Please transcribe the data below exactly. Leave the pictures out.

------

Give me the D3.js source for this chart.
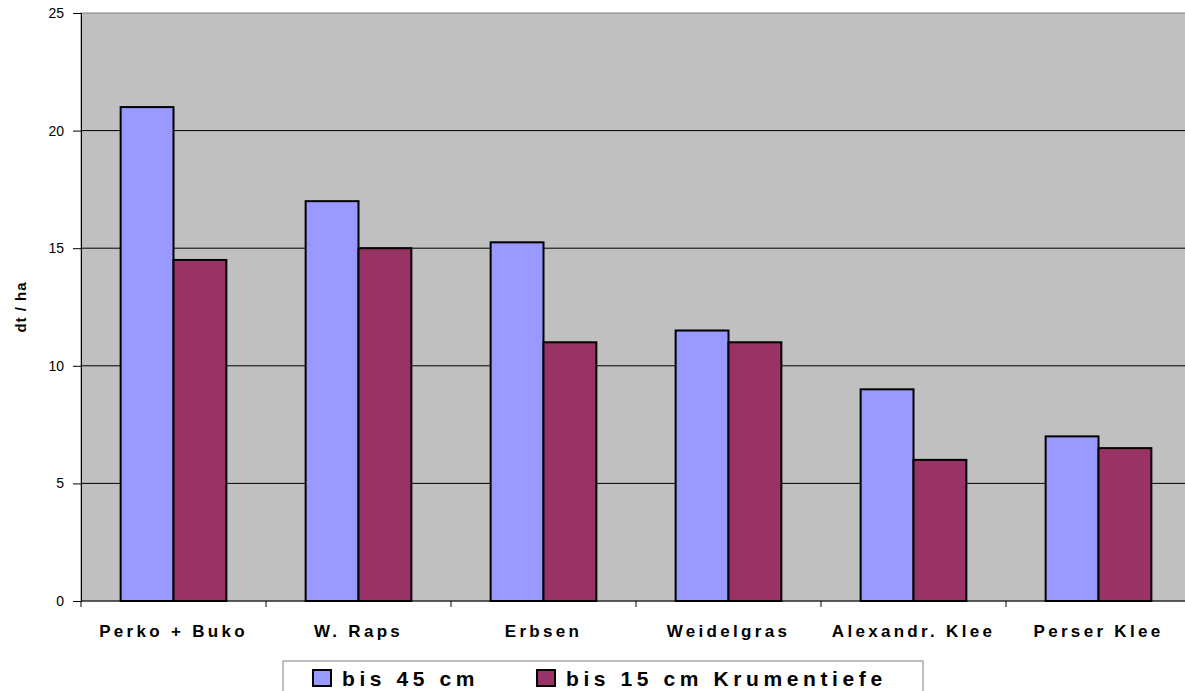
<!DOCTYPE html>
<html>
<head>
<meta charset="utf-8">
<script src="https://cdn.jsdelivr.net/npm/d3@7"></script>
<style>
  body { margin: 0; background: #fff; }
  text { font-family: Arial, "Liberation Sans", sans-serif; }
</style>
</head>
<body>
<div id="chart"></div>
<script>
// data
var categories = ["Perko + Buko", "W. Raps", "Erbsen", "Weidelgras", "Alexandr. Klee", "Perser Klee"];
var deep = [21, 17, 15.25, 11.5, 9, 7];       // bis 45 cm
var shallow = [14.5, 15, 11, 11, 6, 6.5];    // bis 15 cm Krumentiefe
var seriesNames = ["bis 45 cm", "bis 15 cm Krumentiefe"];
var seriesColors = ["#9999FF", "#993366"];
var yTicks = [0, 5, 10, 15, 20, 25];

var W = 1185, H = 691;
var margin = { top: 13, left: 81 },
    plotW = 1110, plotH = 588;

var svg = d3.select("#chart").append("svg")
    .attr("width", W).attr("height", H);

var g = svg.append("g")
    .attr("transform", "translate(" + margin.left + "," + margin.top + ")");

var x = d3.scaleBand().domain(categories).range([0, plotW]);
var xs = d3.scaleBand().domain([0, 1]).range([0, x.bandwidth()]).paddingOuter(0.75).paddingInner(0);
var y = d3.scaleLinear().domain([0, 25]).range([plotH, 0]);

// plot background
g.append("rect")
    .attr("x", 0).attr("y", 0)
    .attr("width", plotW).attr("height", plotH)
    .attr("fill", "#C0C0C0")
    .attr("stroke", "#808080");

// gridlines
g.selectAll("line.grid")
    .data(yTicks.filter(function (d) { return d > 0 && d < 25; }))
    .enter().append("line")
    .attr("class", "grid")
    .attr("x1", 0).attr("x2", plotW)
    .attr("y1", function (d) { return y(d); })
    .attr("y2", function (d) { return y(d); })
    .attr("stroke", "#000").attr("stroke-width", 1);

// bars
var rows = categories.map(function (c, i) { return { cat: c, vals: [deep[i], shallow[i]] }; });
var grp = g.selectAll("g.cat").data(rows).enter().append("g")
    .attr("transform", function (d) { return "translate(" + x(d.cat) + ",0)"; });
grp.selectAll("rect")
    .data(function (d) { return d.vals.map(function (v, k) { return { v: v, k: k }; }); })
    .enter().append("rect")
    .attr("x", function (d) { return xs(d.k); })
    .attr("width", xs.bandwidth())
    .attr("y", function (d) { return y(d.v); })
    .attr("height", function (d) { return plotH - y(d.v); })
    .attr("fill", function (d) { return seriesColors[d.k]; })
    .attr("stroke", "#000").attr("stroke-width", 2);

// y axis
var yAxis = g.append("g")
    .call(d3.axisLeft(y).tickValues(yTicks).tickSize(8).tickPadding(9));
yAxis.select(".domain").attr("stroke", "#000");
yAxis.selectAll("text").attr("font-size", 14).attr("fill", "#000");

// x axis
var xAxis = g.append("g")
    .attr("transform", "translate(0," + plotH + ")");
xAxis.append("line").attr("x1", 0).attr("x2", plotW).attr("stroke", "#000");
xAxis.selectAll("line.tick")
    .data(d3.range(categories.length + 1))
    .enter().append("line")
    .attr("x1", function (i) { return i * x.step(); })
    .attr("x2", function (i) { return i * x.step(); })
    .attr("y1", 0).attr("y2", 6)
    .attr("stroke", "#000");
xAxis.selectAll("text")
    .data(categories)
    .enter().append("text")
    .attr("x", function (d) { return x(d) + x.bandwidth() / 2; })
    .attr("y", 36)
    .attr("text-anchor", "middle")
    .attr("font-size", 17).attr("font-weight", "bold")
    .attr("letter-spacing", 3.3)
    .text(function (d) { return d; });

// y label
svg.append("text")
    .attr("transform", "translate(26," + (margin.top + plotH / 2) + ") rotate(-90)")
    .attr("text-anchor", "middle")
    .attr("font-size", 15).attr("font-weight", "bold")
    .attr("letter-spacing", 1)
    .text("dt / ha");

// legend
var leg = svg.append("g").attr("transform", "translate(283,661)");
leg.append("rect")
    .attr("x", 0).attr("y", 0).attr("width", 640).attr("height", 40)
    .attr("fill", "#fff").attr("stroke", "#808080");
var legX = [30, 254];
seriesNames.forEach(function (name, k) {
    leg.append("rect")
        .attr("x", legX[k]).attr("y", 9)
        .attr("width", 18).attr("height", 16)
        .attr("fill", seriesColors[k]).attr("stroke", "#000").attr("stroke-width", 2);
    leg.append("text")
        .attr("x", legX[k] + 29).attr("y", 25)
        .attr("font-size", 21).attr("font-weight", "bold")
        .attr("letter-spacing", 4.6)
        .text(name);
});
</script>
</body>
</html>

------

**Exercise answer**
Give me the D3.js source for this chart.
<!DOCTYPE html>
<html>
<head>
<meta charset="utf-8">
<script src="https://cdn.jsdelivr.net/npm/d3@7"></script>
<style>
  body { margin: 0; background: #fff; }
  text { font-family: Arial, "Liberation Sans", sans-serif; }
</style>
</head>
<body>
<div id="chart"></div>
<script>
// data
var categories = ["Perko + Buko", "W. Raps", "Erbsen", "Weidelgras", "Alexandr. Klee", "Perser Klee"];
var deep = [21, 17, 15.25, 11.5, 9, 7];       // bis 45 cm
var shallow = [14.5, 15, 11, 11, 6, 6.5];    // bis 15 cm Krumentiefe
var seriesNames = ["bis 45 cm", "bis 15 cm Krumentiefe"];
var seriesColors = ["#9999FF", "#993366"];
var yTicks = [0, 5, 10, 15, 20, 25];

var W = 1185, H = 691;
var margin = { top: 13, left: 81 },
    plotW = 1110, plotH = 588;

var svg = d3.select("#chart").append("svg")
    .attr("width", W).attr("height", H);

var g = svg.append("g")
    .attr("transform", "translate(" + margin.left + "," + margin.top + ")");

var x = d3.scaleBand().domain(categories).range([0, plotW]);
var xs = d3.scaleBand().domain([0, 1]).range([0, x.bandwidth()]).paddingOuter(0.75).paddingInner(0);
var y = d3.scaleLinear().domain([0, 25]).range([plotH, 0]);

// plot background
g.append("rect")
    .attr("x", 0).attr("y", 0)
    .attr("width", plotW).attr("height", plotH)
    .attr("fill", "#C0C0C0")
    .attr("stroke", "#808080");

// gridlines
g.selectAll("line.grid")
    .data(yTicks.filter(function (d) { return d > 0 && d < 25; }))
    .enter().append("line")
    .attr("class", "grid")
    .attr("x1", 0).attr("x2", plotW)
    .attr("y1", function (d) { return y(d); })
    .attr("y2", function (d) { return y(d); })
    .attr("stroke", "#000").attr("stroke-width", 1);

// bars
var rows = categories.map(function (c, i) { return { cat: c, vals: [deep[i], shallow[i]] }; });
var grp = g.selectAll("g.cat").data(rows).enter().append("g")
    .attr("transform", function (d) { return "translate(" + x(d.cat) + ",0)"; });
grp.selectAll("rect")
    .data(function (d) { return d.vals.map(function (v, k) { return { v: v, k: k }; }); })
    .enter().append("rect")
    .attr("x", function (d) { return xs(d.k); })
    .attr("width", xs.bandwidth())
    .attr("y", function (d) { return y(d.v); })
    .attr("height", function (d) { return plotH - y(d.v); })
    .attr("fill", function (d) { return seriesColors[d.k]; })
    .attr("stroke", "#000").attr("stroke-width", 2);

// y axis
var yAxis = g.append("g")
    .call(d3.axisLeft(y).tickValues(yTicks).tickSize(8).tickPadding(9));
yAxis.select(".domain").attr("stroke", "#000");
yAxis.selectAll("text").attr("font-size", 14).attr("fill", "#000");

// x axis
var xAxis = g.append("g")
    .attr("transform", "translate(0," + plotH + ")");
xAxis.append("line").attr("x1", 0).attr("x2", plotW).attr("stroke", "#000");
xAxis.selectAll("line.tick")
    .data(d3.range(categories.length + 1))
    .enter().append("line")
    .attr("x1", function (i) { return i * x.step(); })
    .attr("x2", function (i) { return i * x.step(); })
    .attr("y1", 0).attr("y2", 6)
    .attr("stroke", "#000");
xAxis.selectAll("text")
    .data(categories)
    .enter().append("text")
    .attr("x", function (d) { return x(d) + x.bandwidth() / 2; })
    .attr("y", 36)
    .attr("text-anchor", "middle")
    .attr("font-size", 17).attr("font-weight", "bold")
    .attr("letter-spacing", 3.3)
    .text(function (d) { return d; });

// y label
svg.append("text")
    .attr("transform", "translate(26," + (margin.top + plotH / 2) + ") rotate(-90)")
    .attr("text-anchor", "middle")
    .attr("font-size", 15).attr("font-weight", "bold")
    .attr("letter-spacing", 1)
    .text("dt / ha");

// legend
var leg = svg.append("g").attr("transform", "translate(283,661)");
leg.append("rect")
    .attr("x", 0).attr("y", 0).attr("width", 640).attr("height", 40)
    .attr("fill", "#fff").attr("stroke", "#808080");
var legX = [30, 254];
seriesNames.forEach(function (name, k) {
    leg.append("rect")
        .attr("x", legX[k]).attr("y", 9)
        .attr("width", 18).attr("height", 16)
        .attr("fill", seriesColors[k]).attr("stroke", "#000").attr("stroke-width", 2);
    leg.append("text")
        .attr("x", legX[k] + 29).attr("y", 25)
        .attr("font-size", 21).attr("font-weight", "bold")
        .attr("letter-spacing", 4.6)
        .text(name);
});
</script>
</body>
</html>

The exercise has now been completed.